Periscope Depth

london part two

(These posts are arranged by impressions, not chronologically. Viewer discretion is advised)

  • Virgin Atlantic babies its travelers with amenities. Everyone gets the seat-back screen with a catalog of movies, TV episodes, music and knock-off video games. Everyone gets the plastic bag with the eye mask and the footie socks. Everyone gets blankets and pillows. But you still have to pay extra to sit in the exit row*. Which is why Virgin changed our seats from their original row to the exit row when we checked in, only to change them back by the time we reached the gate. Virgin must have found a sucker, I guess.

  • None of these amenities address the fact that I’m a 77-inch man trying to curl up into a space that’s no longer than 60 inches in any one direction. If you’re on a red-eye flight to London, you have to sleep on the plane or else you’ll lose the best part of the first day. But I can’t recline any farther from the seat in front of me, since it can recline back as well. I can’t curl into the fetal position: my feet slide off the seat. I can’t quite lean forward, since the seat in front of me has reclined to where I can’t duck my head under it. I can’t lean against the bulkhead; there’s an armrest in my way. It is the “little-ease” of Camus’s La Chute or Iraq interrogators. I squirm and contort until my brain shuts down from fatigue. I wake up with at least two limbs numb.

  • “Welcome to Heathrow Airport. The local time is 7:45 AM. You have a thousand-yard walk from the terminal to your next stop. We will keep an eye on your baggage at all times. Our national language is English with a slight Indian accent and our national font is Helvetica. Please allow sixty to one-hundred twenty minutes for immigration inspection, depending on the quantity and surliness of customs inspectors. On behalf of the Labour Labour/Liberal Democrat coalition Conservative eh, sod it British Government, welcome to London.”

  • I love the London Underground. I would compare it to Boston’s subway, the T, but Boston would lose in every respect save price. This doesn’t surprise me. The Tube serves a dense urban population of seven million; the T serves a suburban population of four million at less than a tenth the density. I would wager the Tube also draws a greater share of tax revenue than the (notionally) private corporation which runs the T. The Tube has to be good, or London would die. Anyway, you can’t knock the results: clean, fast, frequent trains that take you anywhere in the heart of the city. Several stations employed people whose job it was just to stand on the platforms and announce the train service every two minutes. Men in smart uniforms broadcast that there’s “a good service” on the Jubilee line today, the way someone might say there’s “a good madeira” that the sommelier just opened. Compare this to the MBTA, for which mumbling “portah, changeheahforcommutahrail, thisabraintreetrain, braintreetrain” is often too much effort.
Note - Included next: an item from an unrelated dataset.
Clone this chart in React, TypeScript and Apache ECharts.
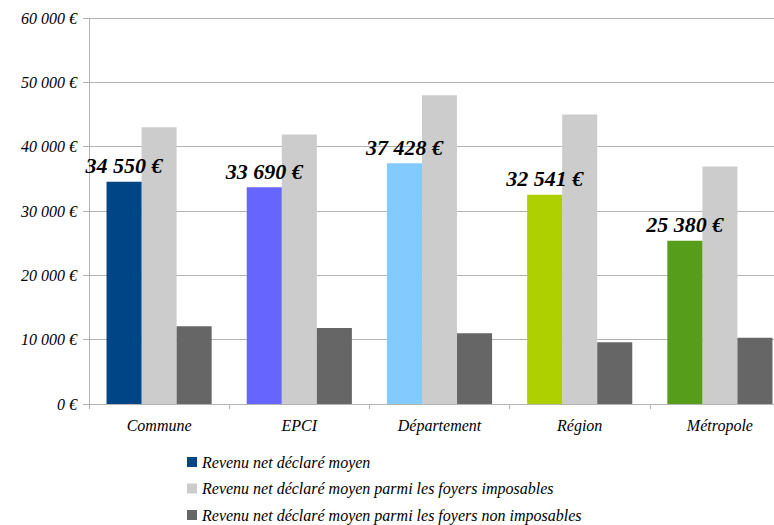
import React, { useEffect, useRef } from "react";
import * as echarts from "echarts";

const categories = ["Commune", "EPCI", "Département", "Région", "Métropole"];
const seriesNames = [
  "Revenu net déclaré moyen",
  "Revenu net déclaré moyen parmi les foyers imposables",
  "Revenu net déclaré moyen parmi les foyers non imposables",
];
const revenuMoyen = [34550, 33690, 37428, 32541, 25380];
const revenuImposables = [43000, 41900, 48000, 45000, 36900];
const revenuNonImposables = [12100, 11800, 11000, 9600, 10300];
const moyenColors = ["#004586", "#6666ff", "#83caff", "#aecf00", "#579d1c"];
const seriesColors = ["#004586", "#cccccc", "#666666"];

const fmt = (v: number) =>
  String(Math.round(v)).replace(/\B(?=(\d{3})+(?!\d))/g, " ") + " €";

const FONT = "'Liberation Serif', 'DejaVu Serif', serif";

export default function App() {
  const ref = useRef<HTMLDivElement>(null);
  useEffect(() => {
    if (!ref.current) return;
    const chart = echarts.init(ref.current, null, { renderer: "svg" });
    const legendText = { fontFamily: FONT, fontStyle: "italic", fontSize: 16, color: "#000" };
    chart.setOption({
      animation: false,
      backgroundColor: "#ffffff",
      grid: { left: 89, top: 18, height: 386, width: 701, containLabel: false },
      legend: seriesNames.map((name, i) => ({
        orient: "vertical",
        left: 182,
        top: 449 + i * 26.5,
        itemWidth: 10,
        itemHeight: 10,
        itemGap: 6,
        icon: "rect",
        textStyle: legendText,
        data: [{ name, itemStyle: { color: seriesColors[i] } }],
      })),
      xAxis: {
        type: "category",
        data: categories,
        axisLine: { lineStyle: { color: "#b3b3b3" } },
        axisTick: { show: true, alignWithLabel: false, length: 5, lineStyle: { color: "#b3b3b3" } },
        axisLabel: {
          fontFamily: FONT,
          fontStyle: "italic",
          fontSize: 16,
          color: "#000",
          margin: 13,
        },
      },
      yAxis: {
        type: "value",
        min: 0,
        max: 60000,
        interval: 10000,
        axisLine: { show: true, lineStyle: { color: "#b3b3b3" } },
        axisTick: { show: true, length: 6, lineStyle: { color: "#b3b3b3" } },
        splitLine: { lineStyle: { color: "#b3b3b3" } },
        axisLabel: {
          fontFamily: FONT,
          fontStyle: "italic",
          fontSize: 16,
          color: "#000",
          margin: 12,
          formatter: (v: number) => fmt(v),
        },
      },
      series: [
        {
          name: seriesNames[0],
          type: "bar",
          barGap: "0%",
          barCategoryGap: "25%",
          data: revenuMoyen.map((v, i) => ({ value: v, itemStyle: { color: moyenColors[i] } })),
          itemStyle: { color: seriesColors[0] },
          label: {
            show: true,
            position: "top",
            distance: 5,
            fontFamily: FONT,
            fontStyle: "italic",
            fontWeight: "bold",
            fontSize: 22,
            color: "#000",
            formatter: (p: any) => fmt(p.value),
          },
          z: 3,
        },
        {
          name: seriesNames[1],
          type: "bar",
          barGap: "0%",
          data: revenuImposables,
          itemStyle: { color: seriesColors[1] },
          z: 2,
        },
        {
          name: seriesNames[2],
          type: "bar",
          barGap: "0%",
          data: revenuNonImposables,
          itemStyle: { color: seriesColors[2] },
          z: 2,
        },
      ],
    });
    return () => chart.dispose();
  }, []);
  return (
    <div
      style={{
        position: "fixed",
        left: 0,
        top: 0,
        width: 774,
        height: 525,
        overflow: "hidden",
        background: "#fff",
      }}
    >
      <div ref={ref} style={{ width: 800, height: 525 }} />
    </div>
  );
}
  • The flight back to Boston (SPOILER ALERT: I returned) was comically bad. First, by checking in at separate kiosks (just swipe your passport, guv’nah!), Misch and I lost our adjacent seats. My boarding pass wouldn’t print out, leading us to talk to three separate check-in agents. “You must have checked in online,” one of them guessed (incorrectly), scrawling something on my pass. This scrawl must have meant SEARCH THOROUGHLY, as I was randomly selected for a pat-down when we reached the gate. We boarded only after standing in an unventilated annex for twenty minutes, separated from the gate waiting area by secure glass doors. These doors, propped to ventilate some air, would give off piercing sirens and swing closed if left open for more than five minutes.

  • But the flight itself was fine.

  • Tomorrow: British food and people.

* Charging people extra for the privilege of being responsible to help open the exit door in an emergency landing strikes me as at least bad business ethics and at worst a terrible incentive structure. And yes, I know why the exit row is so desirable – as a man who’s more leg than torso, I know – but that’s a side effect of its necessary function. I want the people sitting in the exit row to be brawny altruists who pay attention to every pre-flight safety lecture, not gangly travelers with more money than sense.